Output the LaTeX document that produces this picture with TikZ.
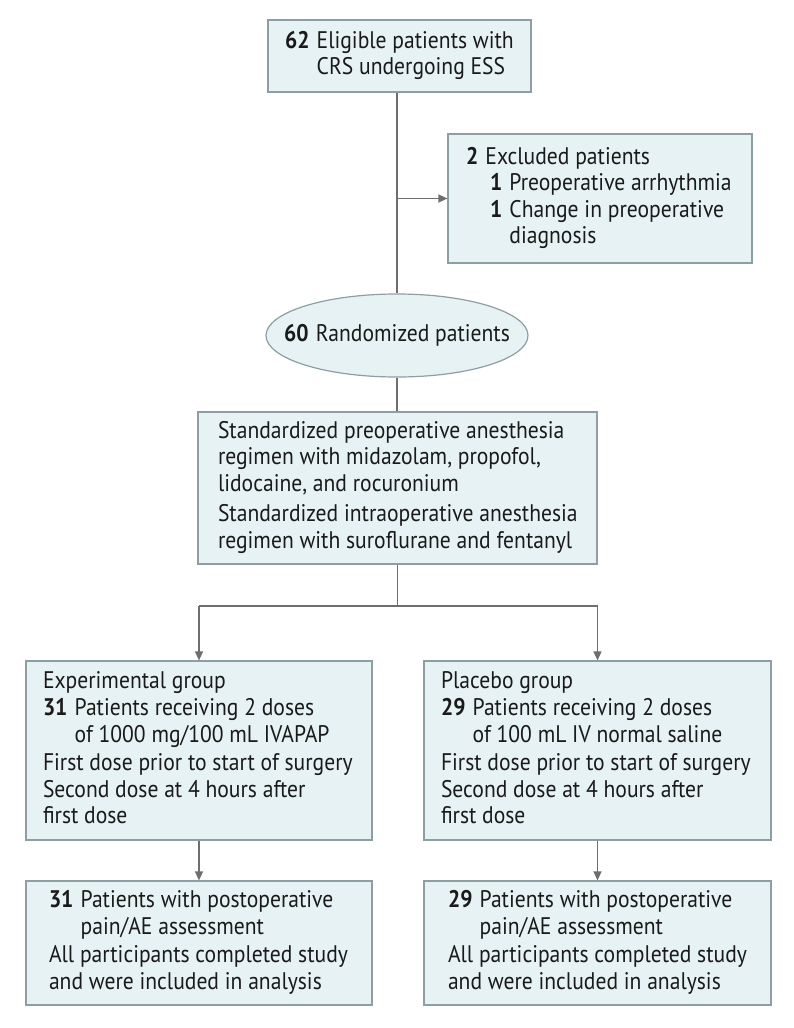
\documentclass[tikz,border=0pt]{standalone}
\usepackage{fontspec}
\setmainfont{PT Sans}[FakeStretch=0.9]
\usetikzlibrary{arrows.meta,shapes.geometric}
\definecolor{boxfill}{HTML}{E7F2F4}
\definecolor{boxline}{HTML}{8E9FA3}
\definecolor{connc}{HTML}{6E6E6E}
\definecolor{txt}{HTML}{1A1A1A}
\newcommand\nb[1]{\textbf{#1}\hspace{0.3em}}
\newcommand\ind[1]{\hphantom{\textbf{#1}\hspace{0.3em}}}
\newcommand\fs{\fontsize{24}{26.5}\selectfont}
\newcommand\tb[2]{\makebox[#1][l]{\begin{tabular}{@{}l@{}}#2\end{tabular}}}
\begin{document}
\begin{tikzpicture}[x=1pt,y=-1pt,
  box/.style={draw=boxline, fill=boxfill, line width=1.2pt, rectangle, inner ysep=0pt, font=\fs, text=txt},
  conn/.style={draw=connc, line width=1.3pt},
  arr/.style={conn, -{Triangle[length=9pt,width=8pt]}}]
\useasboundingbox (0,0) rectangle (794,1028);
\fill[white] (0,0) rectangle (794,1028);

\node[box, minimum width=263pt, minimum height=72pt, inner xsep=17pt] (top) at (399.5,56)
  {\tb{229pt}{\nb{62}Eligible patients with\\\ind{62}CRS undergoing ESS}};

\node[box, minimum width=304pt, minimum height=129pt, inner xsep=18pt] (excl) at (600,198.5)
  {\tb{268pt}{\nb{2}Excluded patients\\\hspace*{24pt}\nb{1}Preoperative arrhythmia\\\hspace*{24pt}\nb{1}Change in preoperative\\\hspace*{24pt}\ind{1}diagnosis}};

\node[draw=boxline, fill=boxfill, line width=1.2pt, ellipse, minimum width=262pt, minimum height=83pt, inner sep=0pt, font=\fs, text=txt] (rand) at (397,335.5)
  {\makebox[0pt]{\nb{60}Randomized patients}};

\node[box, minimum width=399pt, minimum height=152pt, inner xsep=20pt] (reg) at (397.5,488)
  {\tb{359pt}{Standardized preoperative anesthesia\\regimen with midazolam, propofol,\\lidocaine, and rocuronium\\[4pt]Standardized intraoperative anesthesia\\regimen with suroflurane and fentanyl}};

\node[box, minimum width=346pt, minimum height=179pt, inner xsep=17pt] (exp) at (199,750.5)
  {\tb{312pt}{Experimental group\\[1pt]\nb{31}Patients receiving 2 doses\\\ind{31}of 1000 mg/100 mL IVAPAP\\[2pt]First dose prior to start of surgery\\Second dose at 4 hours after\\first dose}};

\node[box, minimum width=347pt, minimum height=179pt, inner xsep=17pt] (pla) at (597.5,750.5)
  {\tb{313pt}{Placebo group\\[1pt]\nb{29}Patients receiving 2 doses\\\ind{29}of 100 mL IV normal saline\\[2pt]First dose prior to start of surgery\\Second dose at 4 hours after\\first dose}};

\node[box, minimum width=346pt, minimum height=124pt, inner xsep=23pt] (expo) at (199,943)
  {\tb{300pt}{\nb{31}Patients with postoperative\\\ind{31}pain/AE assessment\\[2pt]All participants completed study\\and were included in analysis}};

\node[box, minimum width=347pt, minimum height=124pt, inner xsep=24pt] (plao) at (597.5,943)
  {\tb{299pt}{\nb{29}Patients with postoperative\\\ind{29}pain/AE assessment\\[2pt]All participants completed study\\and were included in analysis}};

\draw[conn] (rand.north |- top.south) -- (rand.north);
\draw[arr] (rand.north |- excl.west) -- (excl.west);
\draw[conn] (rand.south) -- (rand.south |- reg.north);
\coordinate (split) at (397.5,606);
\draw[conn] (reg.south) -- (split);
\draw[conn] (exp.north |- split) -- (pla.north |- split);
\draw[arr] (exp.north |- split) -- (exp.north);
\draw[arr] (pla.north |- split) -- (pla.north);
\draw[arr] (exp.south) -- (expo.north);
\draw[arr] (pla.south) -- (plao.north);
\end{tikzpicture}
\end{document}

- EXERCISE DIRECTIONS
Quote in full the listing given above; the images are to be left out.

- TASK ANSWER
Output the LaTeX document that produces this picture with TikZ.
\documentclass[tikz,border=0pt]{standalone}
\usepackage{fontspec}
\setmainfont{PT Sans}[FakeStretch=0.9]
\usetikzlibrary{arrows.meta,shapes.geometric}
\definecolor{boxfill}{HTML}{E7F2F4}
\definecolor{boxline}{HTML}{8E9FA3}
\definecolor{connc}{HTML}{6E6E6E}
\definecolor{txt}{HTML}{1A1A1A}
\newcommand\nb[1]{\textbf{#1}\hspace{0.3em}}
\newcommand\ind[1]{\hphantom{\textbf{#1}\hspace{0.3em}}}
\newcommand\fs{\fontsize{24}{26.5}\selectfont}
\newcommand\tb[2]{\makebox[#1][l]{\begin{tabular}{@{}l@{}}#2\end{tabular}}}
\begin{document}
\begin{tikzpicture}[x=1pt,y=-1pt,
  box/.style={draw=boxline, fill=boxfill, line width=1.2pt, rectangle, inner ysep=0pt, font=\fs, text=txt},
  conn/.style={draw=connc, line width=1.3pt},
  arr/.style={conn, -{Triangle[length=9pt,width=8pt]}}]
\useasboundingbox (0,0) rectangle (794,1028);
\fill[white] (0,0) rectangle (794,1028);

\node[box, minimum width=263pt, minimum height=72pt, inner xsep=17pt] (top) at (399.5,56)
  {\tb{229pt}{\nb{62}Eligible patients with\\\ind{62}CRS undergoing ESS}};

\node[box, minimum width=304pt, minimum height=129pt, inner xsep=18pt] (excl) at (600,198.5)
  {\tb{268pt}{\nb{2}Excluded patients\\\hspace*{24pt}\nb{1}Preoperative arrhythmia\\\hspace*{24pt}\nb{1}Change in preoperative\\\hspace*{24pt}\ind{1}diagnosis}};

\node[draw=boxline, fill=boxfill, line width=1.2pt, ellipse, minimum width=262pt, minimum height=83pt, inner sep=0pt, font=\fs, text=txt] (rand) at (397,335.5)
  {\makebox[0pt]{\nb{60}Randomized patients}};

\node[box, minimum width=399pt, minimum height=152pt, inner xsep=20pt] (reg) at (397.5,488)
  {\tb{359pt}{Standardized preoperative anesthesia\\regimen with midazolam, propofol,\\lidocaine, and rocuronium\\[4pt]Standardized intraoperative anesthesia\\regimen with suroflurane and fentanyl}};

\node[box, minimum width=346pt, minimum height=179pt, inner xsep=17pt] (exp) at (199,750.5)
  {\tb{312pt}{Experimental group\\[1pt]\nb{31}Patients receiving 2 doses\\\ind{31}of 1000 mg/100 mL IVAPAP\\[2pt]First dose prior to start of surgery\\Second dose at 4 hours after\\first dose}};

\node[box, minimum width=347pt, minimum height=179pt, inner xsep=17pt] (pla) at (597.5,750.5)
  {\tb{313pt}{Placebo group\\[1pt]\nb{29}Patients receiving 2 doses\\\ind{29}of 100 mL IV normal saline\\[2pt]First dose prior to start of surgery\\Second dose at 4 hours after\\first dose}};

\node[box, minimum width=346pt, minimum height=124pt, inner xsep=23pt] (expo) at (199,943)
  {\tb{300pt}{\nb{31}Patients with postoperative\\\ind{31}pain/AE assessment\\[2pt]All participants completed study\\and were included in analysis}};

\node[box, minimum width=347pt, minimum height=124pt, inner xsep=24pt] (plao) at (597.5,943)
  {\tb{299pt}{\nb{29}Patients with postoperative\\\ind{29}pain/AE assessment\\[2pt]All participants completed study\\and were included in analysis}};

\draw[conn] (rand.north |- top.south) -- (rand.north);
\draw[arr] (rand.north |- excl.west) -- (excl.west);
\draw[conn] (rand.south) -- (rand.south |- reg.north);
\coordinate (split) at (397.5,606);
\draw[conn] (reg.south) -- (split);
\draw[conn] (exp.north |- split) -- (pla.north |- split);
\draw[arr] (exp.north |- split) -- (exp.north);
\draw[arr] (pla.north |- split) -- (pla.north);
\draw[arr] (exp.south) -- (expo.north);
\draw[arr] (pla.south) -- (plao.north);
\end{tikzpicture}
\end{document}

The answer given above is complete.